What you will do: Set the listing down again exactly, please, apart from its pictures.
== Available data ==
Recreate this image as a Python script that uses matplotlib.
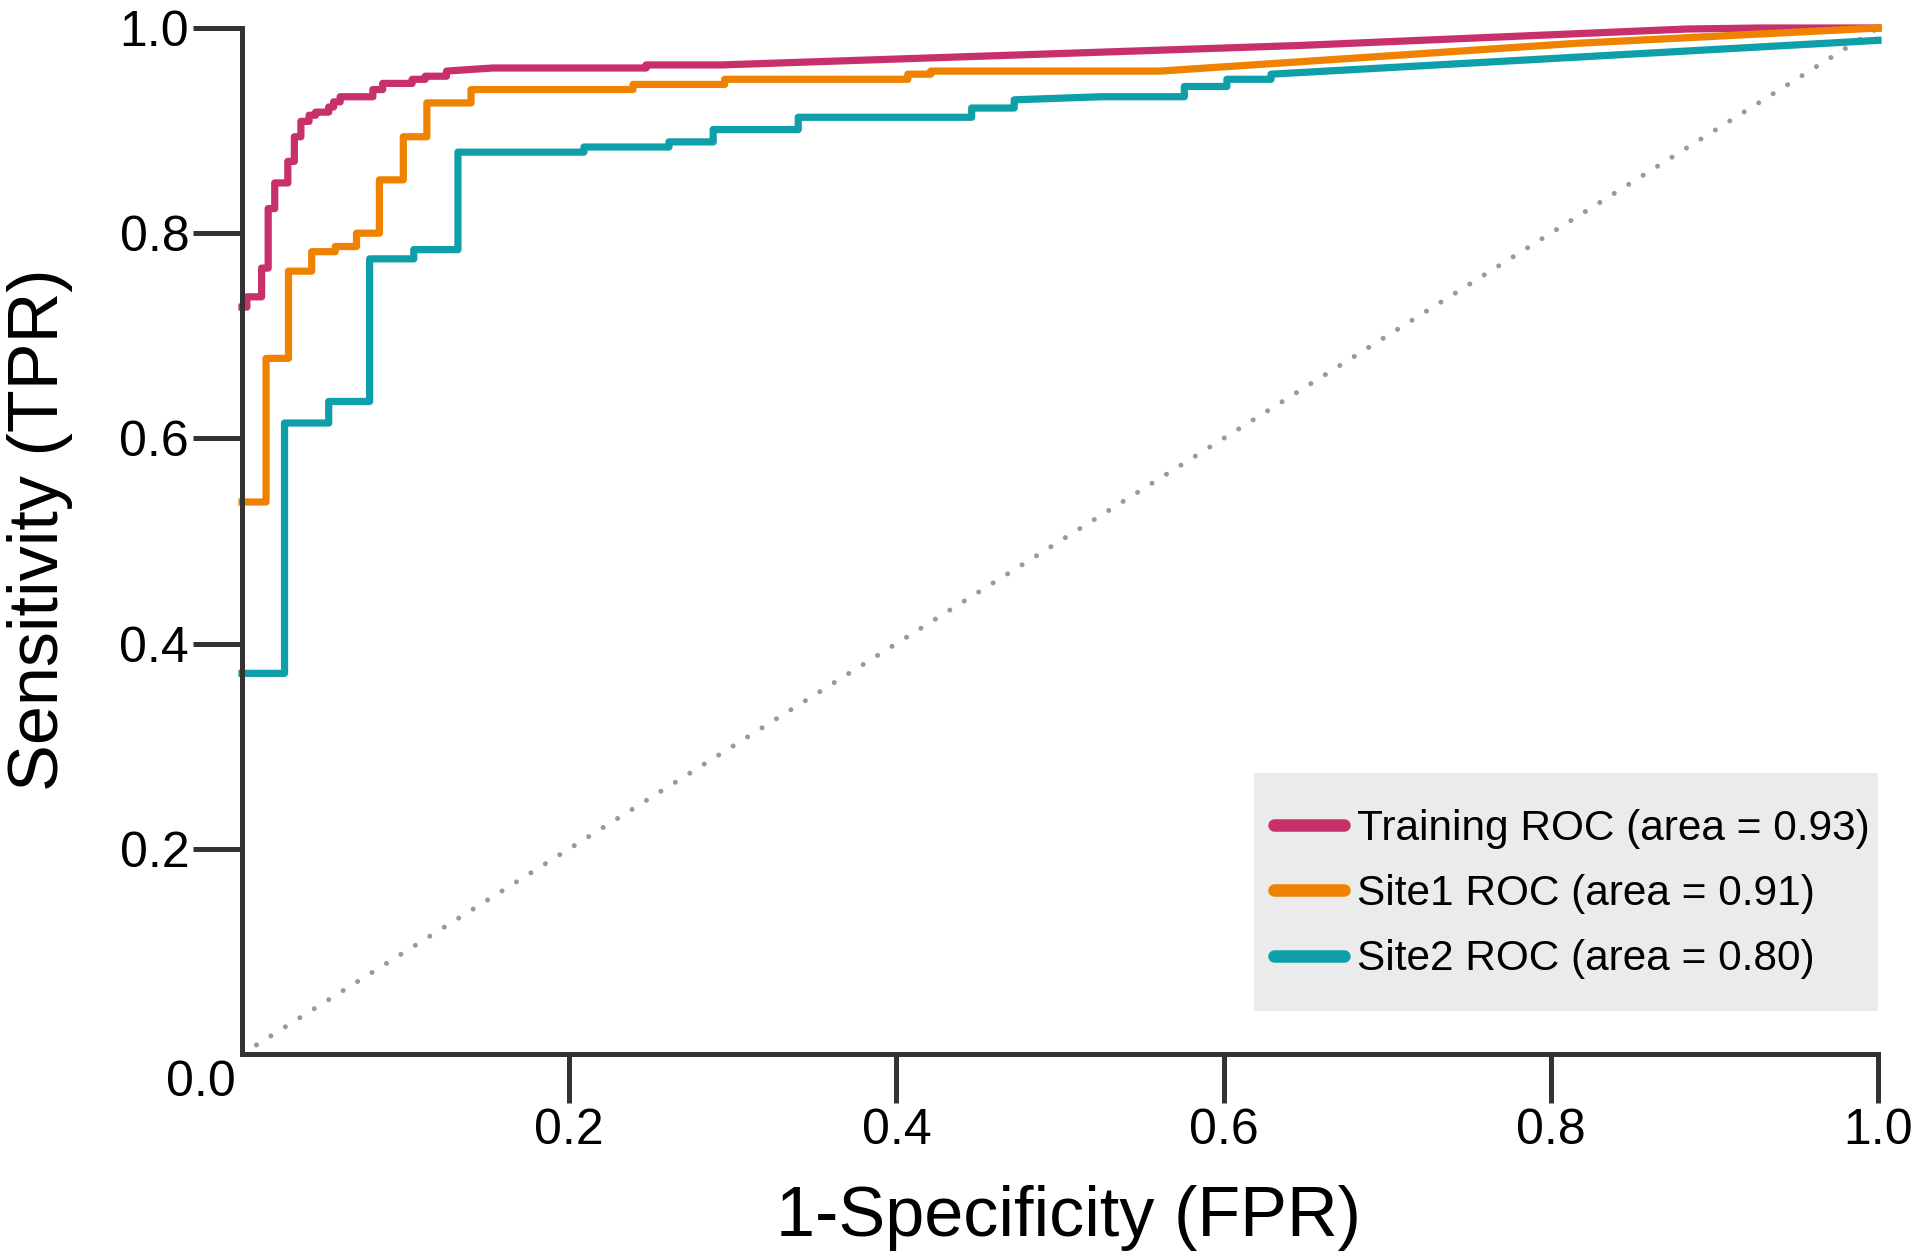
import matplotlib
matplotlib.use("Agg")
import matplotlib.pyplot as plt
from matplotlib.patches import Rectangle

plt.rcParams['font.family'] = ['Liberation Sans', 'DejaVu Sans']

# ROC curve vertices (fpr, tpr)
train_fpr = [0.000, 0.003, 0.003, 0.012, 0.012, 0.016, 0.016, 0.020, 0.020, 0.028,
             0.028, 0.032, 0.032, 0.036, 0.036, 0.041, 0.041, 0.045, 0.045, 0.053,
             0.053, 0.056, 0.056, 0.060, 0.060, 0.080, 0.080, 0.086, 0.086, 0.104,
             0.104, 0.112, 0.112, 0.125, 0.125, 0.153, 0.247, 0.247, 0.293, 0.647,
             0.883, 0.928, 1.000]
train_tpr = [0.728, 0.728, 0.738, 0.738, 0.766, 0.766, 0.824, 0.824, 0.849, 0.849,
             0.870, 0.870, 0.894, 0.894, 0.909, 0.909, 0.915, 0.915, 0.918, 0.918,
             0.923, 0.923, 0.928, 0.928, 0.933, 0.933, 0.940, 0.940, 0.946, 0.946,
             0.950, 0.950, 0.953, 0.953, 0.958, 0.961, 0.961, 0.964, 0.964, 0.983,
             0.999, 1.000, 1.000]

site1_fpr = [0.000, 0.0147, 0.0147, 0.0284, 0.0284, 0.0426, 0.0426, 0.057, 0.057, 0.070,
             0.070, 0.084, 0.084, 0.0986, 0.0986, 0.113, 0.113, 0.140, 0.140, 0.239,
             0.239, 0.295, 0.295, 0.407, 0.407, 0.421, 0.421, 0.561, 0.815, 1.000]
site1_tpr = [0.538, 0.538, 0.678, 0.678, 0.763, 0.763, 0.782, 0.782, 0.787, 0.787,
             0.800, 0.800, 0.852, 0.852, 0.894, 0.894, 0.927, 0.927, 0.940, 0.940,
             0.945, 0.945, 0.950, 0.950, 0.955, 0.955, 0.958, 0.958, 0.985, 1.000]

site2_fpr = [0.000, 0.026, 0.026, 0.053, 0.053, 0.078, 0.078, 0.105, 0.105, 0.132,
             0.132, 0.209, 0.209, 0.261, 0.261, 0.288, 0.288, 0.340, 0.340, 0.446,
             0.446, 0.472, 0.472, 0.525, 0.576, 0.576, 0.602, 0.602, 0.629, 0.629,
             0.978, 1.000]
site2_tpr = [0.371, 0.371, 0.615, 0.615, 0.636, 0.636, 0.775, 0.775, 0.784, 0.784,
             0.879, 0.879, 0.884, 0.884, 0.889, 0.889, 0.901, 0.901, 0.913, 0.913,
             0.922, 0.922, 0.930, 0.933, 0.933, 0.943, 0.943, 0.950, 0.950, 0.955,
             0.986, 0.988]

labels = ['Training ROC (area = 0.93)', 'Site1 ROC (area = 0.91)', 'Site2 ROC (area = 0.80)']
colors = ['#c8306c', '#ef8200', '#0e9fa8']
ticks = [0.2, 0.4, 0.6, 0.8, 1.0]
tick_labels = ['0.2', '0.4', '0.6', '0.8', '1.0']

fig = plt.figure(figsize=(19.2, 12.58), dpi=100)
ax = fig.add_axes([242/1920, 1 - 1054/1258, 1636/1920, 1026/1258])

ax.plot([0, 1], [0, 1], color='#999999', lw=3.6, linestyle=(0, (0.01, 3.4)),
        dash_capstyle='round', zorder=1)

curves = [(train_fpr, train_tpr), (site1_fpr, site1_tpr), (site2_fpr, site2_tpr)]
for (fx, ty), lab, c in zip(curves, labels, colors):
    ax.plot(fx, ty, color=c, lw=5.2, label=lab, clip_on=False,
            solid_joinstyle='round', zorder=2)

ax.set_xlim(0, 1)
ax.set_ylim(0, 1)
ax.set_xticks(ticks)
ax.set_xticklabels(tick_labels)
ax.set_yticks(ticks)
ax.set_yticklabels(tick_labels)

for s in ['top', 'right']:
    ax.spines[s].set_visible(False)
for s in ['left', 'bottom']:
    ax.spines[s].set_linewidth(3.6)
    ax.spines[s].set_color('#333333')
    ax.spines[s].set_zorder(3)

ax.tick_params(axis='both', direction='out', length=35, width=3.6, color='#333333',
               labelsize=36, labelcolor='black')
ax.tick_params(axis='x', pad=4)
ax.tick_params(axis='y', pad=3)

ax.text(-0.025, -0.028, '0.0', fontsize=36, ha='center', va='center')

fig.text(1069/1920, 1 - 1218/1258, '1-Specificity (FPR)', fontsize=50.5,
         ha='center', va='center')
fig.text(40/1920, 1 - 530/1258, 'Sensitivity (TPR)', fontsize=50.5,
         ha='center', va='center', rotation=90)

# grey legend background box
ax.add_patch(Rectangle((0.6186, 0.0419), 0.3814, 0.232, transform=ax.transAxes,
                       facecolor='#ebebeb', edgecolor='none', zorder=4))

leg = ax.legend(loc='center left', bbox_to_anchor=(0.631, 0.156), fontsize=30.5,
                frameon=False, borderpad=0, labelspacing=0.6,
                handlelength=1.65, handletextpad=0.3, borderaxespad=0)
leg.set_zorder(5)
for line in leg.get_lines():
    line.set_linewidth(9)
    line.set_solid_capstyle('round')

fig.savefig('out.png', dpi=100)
===
Answer in full:
Recreate this image as a Python script that uses matplotlib.
import matplotlib
matplotlib.use("Agg")
import matplotlib.pyplot as plt
from matplotlib.patches import Rectangle

plt.rcParams['font.family'] = ['Liberation Sans', 'DejaVu Sans']

# ROC curve vertices (fpr, tpr)
train_fpr = [0.000, 0.003, 0.003, 0.012, 0.012, 0.016, 0.016, 0.020, 0.020, 0.028,
             0.028, 0.032, 0.032, 0.036, 0.036, 0.041, 0.041, 0.045, 0.045, 0.053,
             0.053, 0.056, 0.056, 0.060, 0.060, 0.080, 0.080, 0.086, 0.086, 0.104,
             0.104, 0.112, 0.112, 0.125, 0.125, 0.153, 0.247, 0.247, 0.293, 0.647,
             0.883, 0.928, 1.000]
train_tpr = [0.728, 0.728, 0.738, 0.738, 0.766, 0.766, 0.824, 0.824, 0.849, 0.849,
             0.870, 0.870, 0.894, 0.894, 0.909, 0.909, 0.915, 0.915, 0.918, 0.918,
             0.923, 0.923, 0.928, 0.928, 0.933, 0.933, 0.940, 0.940, 0.946, 0.946,
             0.950, 0.950, 0.953, 0.953, 0.958, 0.961, 0.961, 0.964, 0.964, 0.983,
             0.999, 1.000, 1.000]

site1_fpr = [0.000, 0.0147, 0.0147, 0.0284, 0.0284, 0.0426, 0.0426, 0.057, 0.057, 0.070,
             0.070, 0.084, 0.084, 0.0986, 0.0986, 0.113, 0.113, 0.140, 0.140, 0.239,
             0.239, 0.295, 0.295, 0.407, 0.407, 0.421, 0.421, 0.561, 0.815, 1.000]
site1_tpr = [0.538, 0.538, 0.678, 0.678, 0.763, 0.763, 0.782, 0.782, 0.787, 0.787,
             0.800, 0.800, 0.852, 0.852, 0.894, 0.894, 0.927, 0.927, 0.940, 0.940,
             0.945, 0.945, 0.950, 0.950, 0.955, 0.955, 0.958, 0.958, 0.985, 1.000]

site2_fpr = [0.000, 0.026, 0.026, 0.053, 0.053, 0.078, 0.078, 0.105, 0.105, 0.132,
             0.132, 0.209, 0.209, 0.261, 0.261, 0.288, 0.288, 0.340, 0.340, 0.446,
             0.446, 0.472, 0.472, 0.525, 0.576, 0.576, 0.602, 0.602, 0.629, 0.629,
             0.978, 1.000]
site2_tpr = [0.371, 0.371, 0.615, 0.615, 0.636, 0.636, 0.775, 0.775, 0.784, 0.784,
             0.879, 0.879, 0.884, 0.884, 0.889, 0.889, 0.901, 0.901, 0.913, 0.913,
             0.922, 0.922, 0.930, 0.933, 0.933, 0.943, 0.943, 0.950, 0.950, 0.955,
             0.986, 0.988]

labels = ['Training ROC (area = 0.93)', 'Site1 ROC (area = 0.91)', 'Site2 ROC (area = 0.80)']
colors = ['#c8306c', '#ef8200', '#0e9fa8']
ticks = [0.2, 0.4, 0.6, 0.8, 1.0]
tick_labels = ['0.2', '0.4', '0.6', '0.8', '1.0']

fig = plt.figure(figsize=(19.2, 12.58), dpi=100)
ax = fig.add_axes([242/1920, 1 - 1054/1258, 1636/1920, 1026/1258])

ax.plot([0, 1], [0, 1], color='#999999', lw=3.6, linestyle=(0, (0.01, 3.4)),
        dash_capstyle='round', zorder=1)

curves = [(train_fpr, train_tpr), (site1_fpr, site1_tpr), (site2_fpr, site2_tpr)]
for (fx, ty), lab, c in zip(curves, labels, colors):
    ax.plot(fx, ty, color=c, lw=5.2, label=lab, clip_on=False,
            solid_joinstyle='round', zorder=2)

ax.set_xlim(0, 1)
ax.set_ylim(0, 1)
ax.set_xticks(ticks)
ax.set_xticklabels(tick_labels)
ax.set_yticks(ticks)
ax.set_yticklabels(tick_labels)

for s in ['top', 'right']:
    ax.spines[s].set_visible(False)
for s in ['left', 'bottom']:
    ax.spines[s].set_linewidth(3.6)
    ax.spines[s].set_color('#333333')
    ax.spines[s].set_zorder(3)

ax.tick_params(axis='both', direction='out', length=35, width=3.6, color='#333333',
               labelsize=36, labelcolor='black')
ax.tick_params(axis='x', pad=4)
ax.tick_params(axis='y', pad=3)

ax.text(-0.025, -0.028, '0.0', fontsize=36, ha='center', va='center')

fig.text(1069/1920, 1 - 1218/1258, '1-Specificity (FPR)', fontsize=50.5,
         ha='center', va='center')
fig.text(40/1920, 1 - 530/1258, 'Sensitivity (TPR)', fontsize=50.5,
         ha='center', va='center', rotation=90)

# grey legend background box
ax.add_patch(Rectangle((0.6186, 0.0419), 0.3814, 0.232, transform=ax.transAxes,
                       facecolor='#ebebeb', edgecolor='none', zorder=4))

leg = ax.legend(loc='center left', bbox_to_anchor=(0.631, 0.156), fontsize=30.5,
                frameon=False, borderpad=0, labelspacing=0.6,
                handlelength=1.65, handletextpad=0.3, borderaxespad=0)
leg.set_zorder(5)
for line in leg.get_lines():
    line.set_linewidth(9)
    line.set_solid_capstyle('round')

fig.savefig('out.png', dpi=100)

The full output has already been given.